**Given request**
Return the material exactly as supplied, apart from the pictures, which are omitted.

______

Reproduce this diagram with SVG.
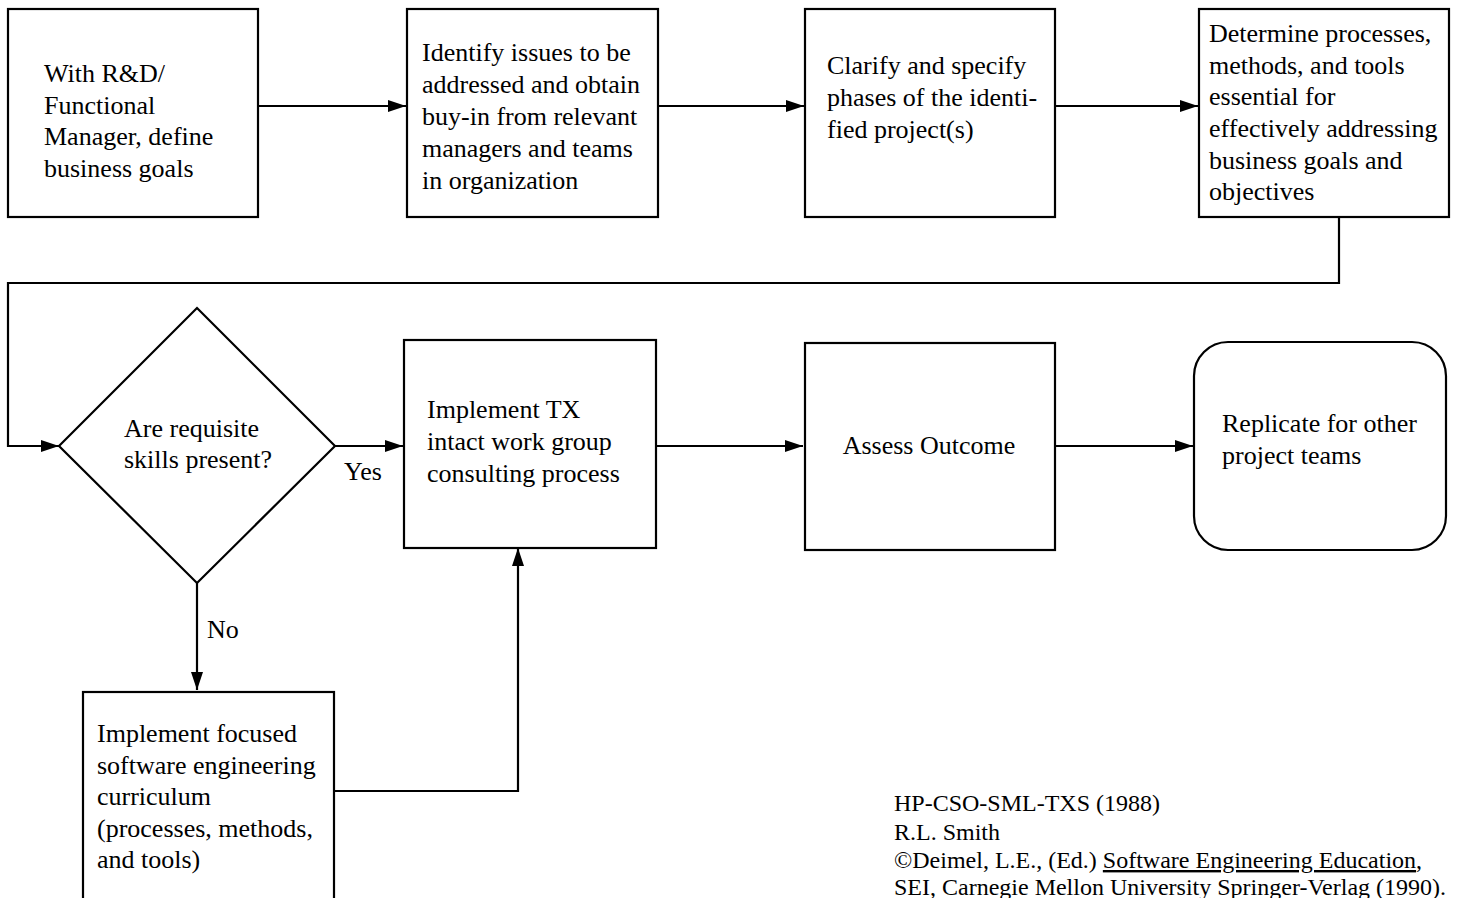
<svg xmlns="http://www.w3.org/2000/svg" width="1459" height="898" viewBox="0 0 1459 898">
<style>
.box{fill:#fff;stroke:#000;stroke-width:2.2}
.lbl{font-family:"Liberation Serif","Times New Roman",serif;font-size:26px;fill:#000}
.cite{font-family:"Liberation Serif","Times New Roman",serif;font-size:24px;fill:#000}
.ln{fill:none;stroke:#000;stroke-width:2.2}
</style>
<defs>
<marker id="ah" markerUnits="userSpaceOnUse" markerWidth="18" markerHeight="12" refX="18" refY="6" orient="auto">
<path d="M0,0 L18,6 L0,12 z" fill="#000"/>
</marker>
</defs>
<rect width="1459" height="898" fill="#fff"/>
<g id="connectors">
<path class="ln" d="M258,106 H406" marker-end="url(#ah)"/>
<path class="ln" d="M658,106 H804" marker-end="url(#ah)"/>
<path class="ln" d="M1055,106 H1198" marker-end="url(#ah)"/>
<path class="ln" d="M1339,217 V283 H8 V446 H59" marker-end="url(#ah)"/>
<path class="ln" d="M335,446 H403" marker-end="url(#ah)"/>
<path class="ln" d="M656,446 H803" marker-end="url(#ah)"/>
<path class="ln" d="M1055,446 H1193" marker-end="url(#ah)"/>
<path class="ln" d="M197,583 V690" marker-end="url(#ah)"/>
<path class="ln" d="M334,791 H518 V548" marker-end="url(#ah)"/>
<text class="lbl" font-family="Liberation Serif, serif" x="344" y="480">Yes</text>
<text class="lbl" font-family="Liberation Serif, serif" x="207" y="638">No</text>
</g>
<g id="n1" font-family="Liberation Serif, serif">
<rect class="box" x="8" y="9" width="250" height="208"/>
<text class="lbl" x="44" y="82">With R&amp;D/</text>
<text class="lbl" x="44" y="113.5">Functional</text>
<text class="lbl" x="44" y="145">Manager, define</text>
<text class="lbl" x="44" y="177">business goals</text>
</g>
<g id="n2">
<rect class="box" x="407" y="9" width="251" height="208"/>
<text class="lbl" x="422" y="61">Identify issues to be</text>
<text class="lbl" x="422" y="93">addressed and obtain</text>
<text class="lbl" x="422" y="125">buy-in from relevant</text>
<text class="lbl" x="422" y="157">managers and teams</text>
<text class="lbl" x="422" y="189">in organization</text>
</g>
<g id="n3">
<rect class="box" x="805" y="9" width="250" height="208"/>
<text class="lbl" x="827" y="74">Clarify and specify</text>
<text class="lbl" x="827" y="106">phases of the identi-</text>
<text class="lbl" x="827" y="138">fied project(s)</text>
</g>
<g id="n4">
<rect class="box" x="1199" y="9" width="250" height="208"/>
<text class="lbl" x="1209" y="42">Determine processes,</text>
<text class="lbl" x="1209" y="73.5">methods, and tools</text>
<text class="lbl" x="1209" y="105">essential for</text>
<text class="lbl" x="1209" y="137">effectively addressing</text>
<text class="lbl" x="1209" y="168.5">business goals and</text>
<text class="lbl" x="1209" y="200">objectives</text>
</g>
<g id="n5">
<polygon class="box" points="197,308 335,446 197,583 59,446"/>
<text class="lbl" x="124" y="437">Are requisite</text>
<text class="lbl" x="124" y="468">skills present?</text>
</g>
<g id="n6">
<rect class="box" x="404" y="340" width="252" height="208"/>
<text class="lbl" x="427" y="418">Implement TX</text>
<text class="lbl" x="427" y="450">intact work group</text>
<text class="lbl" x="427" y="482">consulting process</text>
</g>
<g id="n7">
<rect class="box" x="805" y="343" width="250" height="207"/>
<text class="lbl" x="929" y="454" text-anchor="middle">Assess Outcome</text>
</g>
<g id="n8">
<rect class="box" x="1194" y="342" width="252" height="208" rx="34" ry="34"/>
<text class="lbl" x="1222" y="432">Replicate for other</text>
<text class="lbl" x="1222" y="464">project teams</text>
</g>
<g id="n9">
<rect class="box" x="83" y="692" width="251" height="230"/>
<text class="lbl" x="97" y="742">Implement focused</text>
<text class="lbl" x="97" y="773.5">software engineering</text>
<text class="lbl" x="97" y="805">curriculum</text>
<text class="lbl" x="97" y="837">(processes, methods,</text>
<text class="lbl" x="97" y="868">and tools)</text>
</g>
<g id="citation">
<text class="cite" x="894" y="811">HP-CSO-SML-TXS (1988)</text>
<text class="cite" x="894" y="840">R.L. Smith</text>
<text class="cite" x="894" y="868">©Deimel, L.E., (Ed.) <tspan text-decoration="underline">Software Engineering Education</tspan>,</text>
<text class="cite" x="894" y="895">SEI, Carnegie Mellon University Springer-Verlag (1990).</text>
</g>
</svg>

______

**Written answer**
Reproduce this diagram with SVG.
<svg xmlns="http://www.w3.org/2000/svg" width="1459" height="898" viewBox="0 0 1459 898">
<style>
.box{fill:#fff;stroke:#000;stroke-width:2.2}
.lbl{font-family:"Liberation Serif","Times New Roman",serif;font-size:26px;fill:#000}
.cite{font-family:"Liberation Serif","Times New Roman",serif;font-size:24px;fill:#000}
.ln{fill:none;stroke:#000;stroke-width:2.2}
</style>
<defs>
<marker id="ah" markerUnits="userSpaceOnUse" markerWidth="18" markerHeight="12" refX="18" refY="6" orient="auto">
<path d="M0,0 L18,6 L0,12 z" fill="#000"/>
</marker>
</defs>
<rect width="1459" height="898" fill="#fff"/>
<g id="connectors">
<path class="ln" d="M258,106 H406" marker-end="url(#ah)"/>
<path class="ln" d="M658,106 H804" marker-end="url(#ah)"/>
<path class="ln" d="M1055,106 H1198" marker-end="url(#ah)"/>
<path class="ln" d="M1339,217 V283 H8 V446 H59" marker-end="url(#ah)"/>
<path class="ln" d="M335,446 H403" marker-end="url(#ah)"/>
<path class="ln" d="M656,446 H803" marker-end="url(#ah)"/>
<path class="ln" d="M1055,446 H1193" marker-end="url(#ah)"/>
<path class="ln" d="M197,583 V690" marker-end="url(#ah)"/>
<path class="ln" d="M334,791 H518 V548" marker-end="url(#ah)"/>
<text class="lbl" font-family="Liberation Serif, serif" x="344" y="480">Yes</text>
<text class="lbl" font-family="Liberation Serif, serif" x="207" y="638">No</text>
</g>
<g id="n1" font-family="Liberation Serif, serif">
<rect class="box" x="8" y="9" width="250" height="208"/>
<text class="lbl" x="44" y="82">With R&amp;D/</text>
<text class="lbl" x="44" y="113.5">Functional</text>
<text class="lbl" x="44" y="145">Manager, define</text>
<text class="lbl" x="44" y="177">business goals</text>
</g>
<g id="n2">
<rect class="box" x="407" y="9" width="251" height="208"/>
<text class="lbl" x="422" y="61">Identify issues to be</text>
<text class="lbl" x="422" y="93">addressed and obtain</text>
<text class="lbl" x="422" y="125">buy-in from relevant</text>
<text class="lbl" x="422" y="157">managers and teams</text>
<text class="lbl" x="422" y="189">in organization</text>
</g>
<g id="n3">
<rect class="box" x="805" y="9" width="250" height="208"/>
<text class="lbl" x="827" y="74">Clarify and specify</text>
<text class="lbl" x="827" y="106">phases of the identi-</text>
<text class="lbl" x="827" y="138">fied project(s)</text>
</g>
<g id="n4">
<rect class="box" x="1199" y="9" width="250" height="208"/>
<text class="lbl" x="1209" y="42">Determine processes,</text>
<text class="lbl" x="1209" y="73.5">methods, and tools</text>
<text class="lbl" x="1209" y="105">essential for</text>
<text class="lbl" x="1209" y="137">effectively addressing</text>
<text class="lbl" x="1209" y="168.5">business goals and</text>
<text class="lbl" x="1209" y="200">objectives</text>
</g>
<g id="n5">
<polygon class="box" points="197,308 335,446 197,583 59,446"/>
<text class="lbl" x="124" y="437">Are requisite</text>
<text class="lbl" x="124" y="468">skills present?</text>
</g>
<g id="n6">
<rect class="box" x="404" y="340" width="252" height="208"/>
<text class="lbl" x="427" y="418">Implement TX</text>
<text class="lbl" x="427" y="450">intact work group</text>
<text class="lbl" x="427" y="482">consulting process</text>
</g>
<g id="n7">
<rect class="box" x="805" y="343" width="250" height="207"/>
<text class="lbl" x="929" y="454" text-anchor="middle">Assess Outcome</text>
</g>
<g id="n8">
<rect class="box" x="1194" y="342" width="252" height="208" rx="34" ry="34"/>
<text class="lbl" x="1222" y="432">Replicate for other</text>
<text class="lbl" x="1222" y="464">project teams</text>
</g>
<g id="n9">
<rect class="box" x="83" y="692" width="251" height="230"/>
<text class="lbl" x="97" y="742">Implement focused</text>
<text class="lbl" x="97" y="773.5">software engineering</text>
<text class="lbl" x="97" y="805">curriculum</text>
<text class="lbl" x="97" y="837">(processes, methods,</text>
<text class="lbl" x="97" y="868">and tools)</text>
</g>
<g id="citation">
<text class="cite" x="894" y="811">HP-CSO-SML-TXS (1988)</text>
<text class="cite" x="894" y="840">R.L. Smith</text>
<text class="cite" x="894" y="868">©Deimel, L.E., (Ed.) <tspan text-decoration="underline">Software Engineering Education</tspan>,</text>
<text class="cite" x="894" y="895">SEI, Carnegie Mellon University Springer-Verlag (1990).</text>
</g>
</svg>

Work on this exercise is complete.